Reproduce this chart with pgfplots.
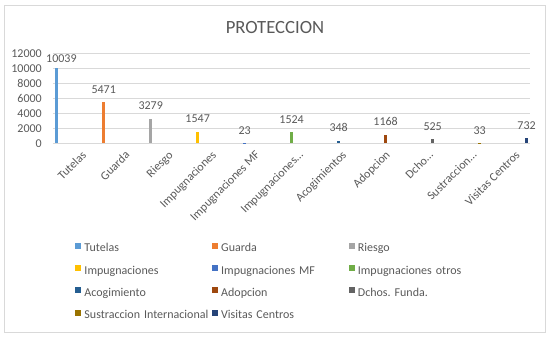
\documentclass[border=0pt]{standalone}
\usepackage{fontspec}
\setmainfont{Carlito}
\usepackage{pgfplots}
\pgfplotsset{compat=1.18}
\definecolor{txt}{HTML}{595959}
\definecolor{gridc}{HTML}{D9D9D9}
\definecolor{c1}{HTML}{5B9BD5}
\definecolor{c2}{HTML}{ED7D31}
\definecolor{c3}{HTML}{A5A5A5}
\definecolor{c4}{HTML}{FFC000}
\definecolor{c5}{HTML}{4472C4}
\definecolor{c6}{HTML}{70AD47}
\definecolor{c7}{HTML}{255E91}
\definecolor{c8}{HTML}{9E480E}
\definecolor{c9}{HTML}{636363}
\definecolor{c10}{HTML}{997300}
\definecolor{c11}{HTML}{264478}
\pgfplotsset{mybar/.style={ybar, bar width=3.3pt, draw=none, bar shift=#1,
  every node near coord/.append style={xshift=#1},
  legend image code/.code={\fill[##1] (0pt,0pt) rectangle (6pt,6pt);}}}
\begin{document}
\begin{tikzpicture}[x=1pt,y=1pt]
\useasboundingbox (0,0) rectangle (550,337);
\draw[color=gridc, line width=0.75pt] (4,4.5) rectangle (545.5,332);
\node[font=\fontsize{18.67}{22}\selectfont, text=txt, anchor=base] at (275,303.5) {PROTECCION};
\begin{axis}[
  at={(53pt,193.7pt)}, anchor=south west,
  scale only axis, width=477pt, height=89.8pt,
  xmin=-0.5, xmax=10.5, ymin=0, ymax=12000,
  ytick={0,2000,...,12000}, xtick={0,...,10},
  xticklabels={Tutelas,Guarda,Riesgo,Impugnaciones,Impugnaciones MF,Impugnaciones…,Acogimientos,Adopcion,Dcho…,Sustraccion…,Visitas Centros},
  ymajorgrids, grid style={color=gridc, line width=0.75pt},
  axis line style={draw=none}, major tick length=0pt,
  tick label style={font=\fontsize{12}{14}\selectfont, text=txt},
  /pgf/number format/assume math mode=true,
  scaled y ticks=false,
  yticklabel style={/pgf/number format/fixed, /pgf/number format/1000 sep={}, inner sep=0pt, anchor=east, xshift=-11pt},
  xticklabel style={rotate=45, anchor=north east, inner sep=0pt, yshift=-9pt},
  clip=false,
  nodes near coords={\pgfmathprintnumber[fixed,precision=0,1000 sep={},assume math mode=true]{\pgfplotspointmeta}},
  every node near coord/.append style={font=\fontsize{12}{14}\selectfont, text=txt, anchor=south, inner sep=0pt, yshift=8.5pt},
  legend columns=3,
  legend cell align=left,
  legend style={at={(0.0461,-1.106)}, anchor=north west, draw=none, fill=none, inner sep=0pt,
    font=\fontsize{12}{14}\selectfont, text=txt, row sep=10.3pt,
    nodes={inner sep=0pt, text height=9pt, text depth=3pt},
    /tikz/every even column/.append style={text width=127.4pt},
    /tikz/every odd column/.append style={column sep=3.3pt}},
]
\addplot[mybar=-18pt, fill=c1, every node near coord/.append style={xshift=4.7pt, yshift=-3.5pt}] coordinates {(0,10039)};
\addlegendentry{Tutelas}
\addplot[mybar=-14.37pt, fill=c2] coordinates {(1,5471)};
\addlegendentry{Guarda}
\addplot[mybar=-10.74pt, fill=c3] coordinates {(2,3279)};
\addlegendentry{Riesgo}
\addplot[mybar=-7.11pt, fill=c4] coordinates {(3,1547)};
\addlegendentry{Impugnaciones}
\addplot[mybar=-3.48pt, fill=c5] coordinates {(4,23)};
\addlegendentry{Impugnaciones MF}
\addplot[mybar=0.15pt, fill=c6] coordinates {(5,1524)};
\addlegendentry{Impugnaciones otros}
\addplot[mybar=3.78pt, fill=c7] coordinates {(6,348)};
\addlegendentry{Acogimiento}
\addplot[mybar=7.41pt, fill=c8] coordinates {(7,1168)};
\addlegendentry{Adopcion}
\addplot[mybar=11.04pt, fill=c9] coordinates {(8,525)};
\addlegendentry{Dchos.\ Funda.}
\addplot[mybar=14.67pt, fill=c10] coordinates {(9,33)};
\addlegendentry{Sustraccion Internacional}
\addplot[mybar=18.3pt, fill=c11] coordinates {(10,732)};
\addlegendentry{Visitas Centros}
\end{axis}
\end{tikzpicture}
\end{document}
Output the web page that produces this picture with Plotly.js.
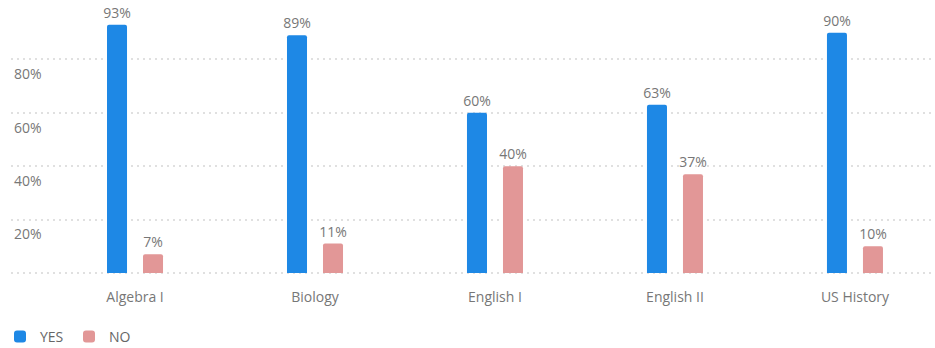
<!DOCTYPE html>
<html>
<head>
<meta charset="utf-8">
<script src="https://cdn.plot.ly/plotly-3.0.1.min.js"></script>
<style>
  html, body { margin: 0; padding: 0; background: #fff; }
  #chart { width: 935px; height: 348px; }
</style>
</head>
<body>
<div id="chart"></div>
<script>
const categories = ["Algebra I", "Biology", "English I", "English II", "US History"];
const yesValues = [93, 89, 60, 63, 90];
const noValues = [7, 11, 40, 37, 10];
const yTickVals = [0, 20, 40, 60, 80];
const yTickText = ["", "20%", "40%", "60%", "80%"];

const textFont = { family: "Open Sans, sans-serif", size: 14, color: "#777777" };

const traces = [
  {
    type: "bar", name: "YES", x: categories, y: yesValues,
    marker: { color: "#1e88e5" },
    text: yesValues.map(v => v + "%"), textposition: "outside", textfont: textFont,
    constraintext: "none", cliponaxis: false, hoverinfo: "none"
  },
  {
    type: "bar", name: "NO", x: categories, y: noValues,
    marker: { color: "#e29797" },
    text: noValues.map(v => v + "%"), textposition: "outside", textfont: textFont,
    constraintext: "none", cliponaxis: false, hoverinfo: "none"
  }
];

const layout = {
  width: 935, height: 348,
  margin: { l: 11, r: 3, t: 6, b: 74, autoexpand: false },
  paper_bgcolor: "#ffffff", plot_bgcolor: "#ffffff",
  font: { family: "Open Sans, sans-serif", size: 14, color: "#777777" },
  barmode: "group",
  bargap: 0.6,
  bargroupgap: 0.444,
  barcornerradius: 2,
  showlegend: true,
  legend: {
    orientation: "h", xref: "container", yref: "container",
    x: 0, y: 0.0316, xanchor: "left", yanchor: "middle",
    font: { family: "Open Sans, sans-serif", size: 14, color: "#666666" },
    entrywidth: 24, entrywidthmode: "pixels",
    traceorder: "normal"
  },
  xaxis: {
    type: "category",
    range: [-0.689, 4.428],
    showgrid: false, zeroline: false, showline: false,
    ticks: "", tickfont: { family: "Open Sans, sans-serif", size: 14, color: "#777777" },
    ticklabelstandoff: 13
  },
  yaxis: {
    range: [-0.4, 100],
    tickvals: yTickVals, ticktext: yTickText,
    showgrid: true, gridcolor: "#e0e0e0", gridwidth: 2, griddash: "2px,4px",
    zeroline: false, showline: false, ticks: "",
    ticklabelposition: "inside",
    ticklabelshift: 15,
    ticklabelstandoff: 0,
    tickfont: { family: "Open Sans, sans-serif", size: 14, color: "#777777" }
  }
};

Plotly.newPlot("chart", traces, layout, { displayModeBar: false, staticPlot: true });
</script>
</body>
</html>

───

GOAL OF THE EXERCISE – Identify every line holding the word "with" and copy it out.

THE RESPONSE –
Reproduce this chart with pgfplots.
Output the web page that produces this picture with Plotly.js.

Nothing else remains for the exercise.